Hoofdstuk 3 Toewijzing standplaatsen

Artikel 3.1 Toepassingsbereik

Het bepaalde in dit hoofdstuk is van toepassing op huurstandplaatsen van woonwagens, waarbij de huurstandplaats een huurprijs heeft beneden de huurprijsgrens.

Artikel 3.2 Verbodsbepaling

Het is verboden zonder huisvestingsvergunning van het college van burgemeester en wethouders een standplaats in gebruik te nemen of te geven voor bewoning.

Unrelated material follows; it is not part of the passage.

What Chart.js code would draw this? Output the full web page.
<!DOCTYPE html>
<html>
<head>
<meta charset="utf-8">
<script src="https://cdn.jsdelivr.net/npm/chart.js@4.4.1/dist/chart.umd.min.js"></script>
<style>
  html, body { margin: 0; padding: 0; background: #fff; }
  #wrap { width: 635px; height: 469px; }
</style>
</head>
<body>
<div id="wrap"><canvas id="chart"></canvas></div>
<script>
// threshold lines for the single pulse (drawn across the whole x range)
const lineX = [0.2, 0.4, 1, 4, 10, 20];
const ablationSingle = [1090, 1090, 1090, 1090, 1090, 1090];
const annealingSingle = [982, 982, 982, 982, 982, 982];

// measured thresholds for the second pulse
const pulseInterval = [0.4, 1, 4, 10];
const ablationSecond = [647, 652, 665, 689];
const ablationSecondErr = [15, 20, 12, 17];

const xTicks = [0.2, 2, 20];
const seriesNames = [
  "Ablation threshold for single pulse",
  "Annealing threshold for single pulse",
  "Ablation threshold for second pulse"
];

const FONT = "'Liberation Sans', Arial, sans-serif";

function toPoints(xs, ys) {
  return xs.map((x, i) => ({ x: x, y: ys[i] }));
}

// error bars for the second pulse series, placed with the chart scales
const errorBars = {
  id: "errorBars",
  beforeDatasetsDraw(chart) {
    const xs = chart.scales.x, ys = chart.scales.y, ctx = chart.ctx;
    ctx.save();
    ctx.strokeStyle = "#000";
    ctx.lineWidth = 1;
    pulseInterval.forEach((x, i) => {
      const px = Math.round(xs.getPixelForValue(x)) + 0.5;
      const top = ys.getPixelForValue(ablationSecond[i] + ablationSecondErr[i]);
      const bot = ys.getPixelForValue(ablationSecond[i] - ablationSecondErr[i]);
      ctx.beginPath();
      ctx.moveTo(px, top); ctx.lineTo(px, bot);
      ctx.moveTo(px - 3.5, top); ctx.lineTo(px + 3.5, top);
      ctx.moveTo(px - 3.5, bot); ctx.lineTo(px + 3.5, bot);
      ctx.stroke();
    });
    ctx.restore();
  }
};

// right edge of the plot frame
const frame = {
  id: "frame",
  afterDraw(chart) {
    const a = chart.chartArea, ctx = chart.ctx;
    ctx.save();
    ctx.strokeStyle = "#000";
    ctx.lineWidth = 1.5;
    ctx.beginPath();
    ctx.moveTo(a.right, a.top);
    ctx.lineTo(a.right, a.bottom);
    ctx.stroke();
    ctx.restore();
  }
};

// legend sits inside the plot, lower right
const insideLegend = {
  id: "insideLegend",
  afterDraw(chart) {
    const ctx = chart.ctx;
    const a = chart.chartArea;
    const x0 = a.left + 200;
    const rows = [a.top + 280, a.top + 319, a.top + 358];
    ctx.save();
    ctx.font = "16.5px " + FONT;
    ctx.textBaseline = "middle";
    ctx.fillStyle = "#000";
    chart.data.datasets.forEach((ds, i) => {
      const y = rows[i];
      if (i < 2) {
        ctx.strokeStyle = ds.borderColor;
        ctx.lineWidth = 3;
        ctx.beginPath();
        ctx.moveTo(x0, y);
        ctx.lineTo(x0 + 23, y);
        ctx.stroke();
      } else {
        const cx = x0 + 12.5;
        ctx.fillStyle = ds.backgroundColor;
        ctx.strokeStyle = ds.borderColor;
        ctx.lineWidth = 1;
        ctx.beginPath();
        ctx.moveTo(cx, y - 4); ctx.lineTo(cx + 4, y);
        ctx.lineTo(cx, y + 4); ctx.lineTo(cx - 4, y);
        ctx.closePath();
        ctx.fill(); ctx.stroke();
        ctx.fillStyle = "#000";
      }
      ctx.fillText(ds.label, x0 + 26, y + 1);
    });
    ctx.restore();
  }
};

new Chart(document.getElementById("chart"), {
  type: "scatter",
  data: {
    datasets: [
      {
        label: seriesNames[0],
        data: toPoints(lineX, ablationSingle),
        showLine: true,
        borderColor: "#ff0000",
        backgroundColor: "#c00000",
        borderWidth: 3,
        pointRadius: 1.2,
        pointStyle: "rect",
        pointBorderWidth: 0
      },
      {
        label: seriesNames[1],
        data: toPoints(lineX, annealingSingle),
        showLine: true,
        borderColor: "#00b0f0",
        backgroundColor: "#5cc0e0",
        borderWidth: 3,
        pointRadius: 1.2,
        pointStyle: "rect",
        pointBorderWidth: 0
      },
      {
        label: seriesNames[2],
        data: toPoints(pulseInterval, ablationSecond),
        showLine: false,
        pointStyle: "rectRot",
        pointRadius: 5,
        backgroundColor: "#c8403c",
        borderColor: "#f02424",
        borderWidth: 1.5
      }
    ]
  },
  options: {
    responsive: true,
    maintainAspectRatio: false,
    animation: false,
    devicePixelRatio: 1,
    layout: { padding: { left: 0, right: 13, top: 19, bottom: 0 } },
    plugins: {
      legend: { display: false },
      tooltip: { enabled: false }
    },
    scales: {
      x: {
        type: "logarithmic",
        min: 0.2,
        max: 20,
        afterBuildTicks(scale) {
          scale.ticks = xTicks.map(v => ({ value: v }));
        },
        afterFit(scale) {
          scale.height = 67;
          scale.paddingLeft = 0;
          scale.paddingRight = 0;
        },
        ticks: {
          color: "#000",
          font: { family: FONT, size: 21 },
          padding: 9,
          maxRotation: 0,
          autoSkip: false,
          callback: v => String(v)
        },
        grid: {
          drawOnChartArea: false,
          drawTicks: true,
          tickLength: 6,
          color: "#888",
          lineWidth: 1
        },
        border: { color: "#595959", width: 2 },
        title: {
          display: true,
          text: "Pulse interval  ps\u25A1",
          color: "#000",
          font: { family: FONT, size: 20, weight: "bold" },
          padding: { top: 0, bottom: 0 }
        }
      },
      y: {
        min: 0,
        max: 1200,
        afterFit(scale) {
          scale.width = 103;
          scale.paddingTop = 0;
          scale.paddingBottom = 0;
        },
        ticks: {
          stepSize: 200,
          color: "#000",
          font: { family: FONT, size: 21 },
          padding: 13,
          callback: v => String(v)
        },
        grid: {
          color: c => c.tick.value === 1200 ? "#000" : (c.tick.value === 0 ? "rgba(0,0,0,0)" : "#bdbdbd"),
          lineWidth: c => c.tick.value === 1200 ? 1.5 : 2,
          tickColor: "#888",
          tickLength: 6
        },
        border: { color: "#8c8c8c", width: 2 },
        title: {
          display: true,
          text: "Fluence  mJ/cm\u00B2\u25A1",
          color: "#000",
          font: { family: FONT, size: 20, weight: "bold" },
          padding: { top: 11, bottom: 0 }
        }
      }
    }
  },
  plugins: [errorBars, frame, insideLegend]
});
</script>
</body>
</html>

Artikel 3.3 Aanvragen van een vergunning

1. Degene die in de gemeente een standplaats wil innemen met een woonwagen, dient hiervoor een schriftelijke aanvraag in op een door het college van burgemeester en wethouders beschikbaar gesteld aanvraagformulier.

2. De aanvrager verstrekt bij het indienen van de aanvraag aan burgemeester en wethouders de volgende gegevens:

a. de naam, burgerlijke staat en personalia van de aanvrager en van de eventueel tot het huishouden behorende personen;

b. het adres van herkomst;

c. het adres, met aanduiding van huisnummer, van de locatie waar de aanvrager standplaats wenst in te nemen.

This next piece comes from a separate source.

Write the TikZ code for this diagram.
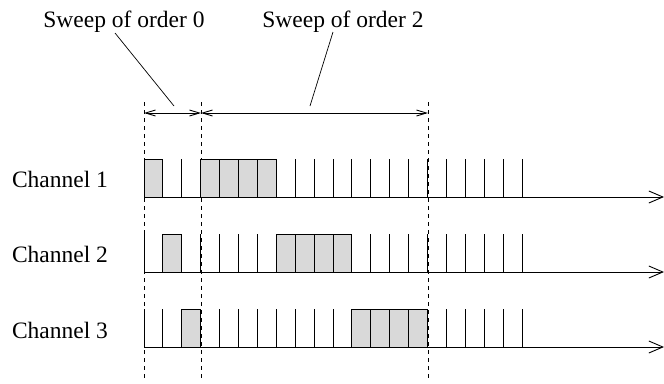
\documentclass[tikz,border=0pt]{standalone}
\usepackage{fontspec}
\setmainfont{Liberation Serif}
\usetikzlibrary{arrows.meta}
\begin{document}
\begin{tikzpicture}[x=1pt,y=-1pt,line width=0.9pt,
  lbl/.style={inner sep=0pt,font=\fontsize{23.5}{28}\selectfont},
  slotbox/.style={draw=black,fill=black!15},
  tick/.style={draw=black},
  guide/.style={draw=black,dash pattern=on 4pt off 4pt,line width=0.8pt},
  axisline/.style={draw=black,-{Straight Barb[length=14pt,width=12pt,line width=0.9pt]}},
  span/.style={draw=black,{Straight Barb[length=10pt,width=6pt]}-{Straight Barb[length=10pt,width=6pt]}},
  leader/.style={draw=black,line width=0.7pt}]
\useasboundingbox (0,0) rectangle (664,383);
\def\w{18.9}
\def\h{38}
% labels
\node[lbl] (s0) at (124,22) {Sweep of order 0};
\node[lbl] (s2) at (343,22) {Sweep of order 2};
\node[lbl] (c1) at (60,179) {Channel 1};
\node[lbl] (c2) at (60,254) {Channel 2};
\node[lbl] (c3) at (60,330) {Channel 3};
% guide coordinates
\coordinate (g0t) at (144,102); \coordinate (g0b) at (144,381);
\coordinate (g1t) at (201,102); \coordinate (g1b) at (201,381);
\coordinate (g2t) at (428,102); \coordinate (g2b) at (428,381);
\coordinate (a0) at (144,113); \coordinate (a1) at (201,113); \coordinate (a2) at (428,113);
\coordinate (l0s) at (115,33); \coordinate (l0e) at (174,106);
\coordinate (l2s) at (333,32); \coordinate (l2e) at (310,106);
\draw[guide] (g0t) -- (g0b);
\draw[guide] (g1t) -- (g1b);
\draw[guide] (g2t) -- (g2b);
% channels: baseline y, fill slot small, fill start big
\foreach \by/\sa/\sb in {197/0/3, 272/1/7, 347/2/11}{
  \draw[slotbox] ({144+\sa*\w},\by) rectangle ({144+(\sa+1)*\w},{\by-\h});
  \draw[slotbox] ({144+\sb*\w},\by) rectangle ({144+(\sb+4)*\w},{\by-\h});
  \foreach \k in {0,...,20}{
    \draw[tick] ({144+\k*\w},\by) -- ({144+\k*\w},{\by-\h});
  }
  \coordinate (ax0) at (144,\by); \coordinate (ax1) at (664,\by);
  \draw[axisline] (ax0) -- (ax1);
}
\draw[span] (a0) -- (a1);
\draw[span] (a1) -- (a2);
\draw[leader] (l0s) -- (l0e);
\draw[leader] (l2s) -- (l2e);
\end{tikzpicture}
\end{document}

3. Het verlenen van een huisvestingsvergunning kan ook ambtshalve plaatsvinden.

Artikel 3.4 Voorwaarden voor inschrijving

1. Het college van burgemeester en wethouders gaat over tot inschrijving op de in artikel 3.5 of 3.6 genoemde lijst indien:

a. de aanvrager 18 jaar of ouder is en een verblijfstatus heeft zoals bedoeld in artikel 2.3.2, en

b. een aanvraagformulier volledig is ingevuld.

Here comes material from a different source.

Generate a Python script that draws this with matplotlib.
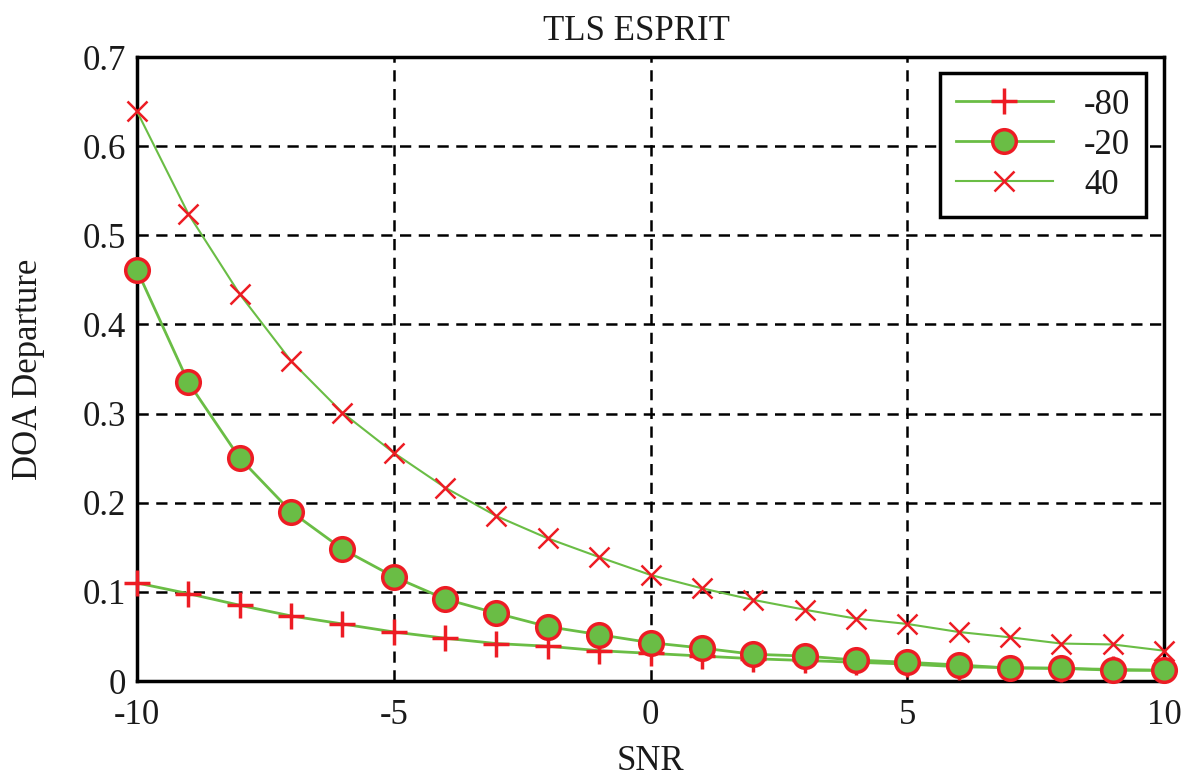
import matplotlib
matplotlib.use("Agg")
import matplotlib.pyplot as plt
import numpy as np

snr = [-10, -9, -8, -7, -6, -5, -4, -3, -2, -1, 0, 1, 2, 3, 4, 5, 6, 7, 8, 9, 10]
doa_m80 = [0.110, 0.098, 0.085, 0.073, 0.064, 0.055, 0.048, 0.042, 0.039, 0.034, 0.031,
           0.028, 0.025, 0.023, 0.021, 0.019, 0.016, 0.015, 0.014, 0.013, 0.012]
doa_m20 = [0.461, 0.335, 0.250, 0.190, 0.148, 0.117, 0.092, 0.076, 0.061, 0.052, 0.043,
           0.037, 0.030, 0.028, 0.0235, 0.021, 0.018, 0.0145, 0.0145, 0.012, 0.012]
doa_p40 = [0.639, 0.524, 0.434, 0.359, 0.301, 0.256, 0.217, 0.185, 0.160, 0.139, 0.119,
           0.104, 0.091, 0.080, 0.070, 0.064, 0.055, 0.049, 0.042, 0.041, 0.034]
labels = ["-80", "-20", "40"]
xticks = [-10, -5, 0, 5, 10]
yticks = [0, 0.1, 0.2, 0.3, 0.4, 0.5, 0.6, 0.7]

plt.rcParams['font.family'] = ['Liberation Serif', 'DejaVu Serif']
plt.rcParams['axes.unicode_minus'] = False

GREEN = '#6abd45'
RED = '#ed1c24'
FS = 25
TXT = '#1a1a1a'

fig = plt.figure(figsize=(11.89, 7.77), dpi=100)
ax = fig.add_axes([137/1189, 1-681/777, (1164-137)/1189, (681-57)/777])

ax.plot(snr, doa_m80, color=GREEN, lw=2, marker='+', ms=19, mec=RED, mew=2.5,
        label=labels[0], clip_on=False, zorder=3)
ax.plot(snr, doa_m20, color=GREEN, lw=2, marker='o', ms=17, mec=RED, mfc=GREEN, mew=2.5,
        label=labels[1], clip_on=False, zorder=3)
ax.plot(snr, doa_p40, color=GREEN, lw=1.5, marker='x', ms=14, mec=RED, mew=1.8,
        label=labels[2], clip_on=False, zorder=3)

ax.set_xlim(-10, 10)
ax.set_ylim(0, 0.7)
ax.set_xticks(xticks)
ax.set_xticklabels([str(t) for t in xticks])
ax.set_yticks(yticks)
ax.set_yticklabels(['0' if t == 0 else f'{t:g}' for t in yticks])
ax.tick_params(axis='both', length=0, labelsize=FS, colors=TXT)
ax.tick_params(axis='x', pad=13)
ax.tick_params(axis='y', pad=8)

ax.grid(True, color='black', linestyle=(0, (4.5, 3)), linewidth=1.8)
ax.set_axisbelow(True)
for s in ax.spines.values():
    s.set_linewidth(2.5)
    s.set_color('black')

ax.set_title('TLS ESPRIT', fontsize=FS, pad=12, color=TXT, x=(636-137)/1027)
ax.set_xlabel('SNR', fontsize=FS, labelpad=9, color=TXT)
ax.set_ylabel('DOA Departure', fontsize=FS, labelpad=27, color=TXT)

leg = ax.legend(loc='upper right', bbox_to_anchor=(1146/1189, 1-73/777),
                bbox_transform=fig.transFigure, fontsize=FS, fancybox=False,
                framealpha=1, edgecolor='black', handlelength=2.8,
                borderpad=0.45, labelspacing=0.2, handletextpad=0.9,
                borderaxespad=0)
leg.get_frame().set_linewidth(2.5)
for t in leg.get_texts():
    t.set_color(TXT)

fig.savefig('out.png', dpi=100)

2. Als de datum van inschrijving geldt de datum van ontvangst van het aanvraagformulier.

3. aan de aanvrager wordt zo spoedig mogelijk een inschrijvingsbewijs verstrekt.

Artikel 3.5 Wachtlijst

1. Het college van burgemeester en wethouders stelt een wachtlijst vast van kandidaten die voor een standplaats in aanmerking wensen te komen.

2. Kandidaten kunnen zich laten inschrijven op de wachtlijst indien is voldaan aan de voorwaarden genoemd in artikel 3.4.

3. Inschrijving als standplaatszoekende op de wachtlijst kan ook ambtshalve plaatsvinden.

4. De wachtlijst vermeldt de namen van de kandidaten in volgorde van inschrijving.

Artikel 3.6 Voorrangslijst

1. Als kandidaten die in aanmerking komen voor de in artikel 3.5 genoemde wachtlijst kunnen aantonen dat zij tevens voor 1 maart 1999 legaal in een woonwagen op een standplaats woonden of hebben gewoond, wordt hun naam vermeld op een voorrangslijst.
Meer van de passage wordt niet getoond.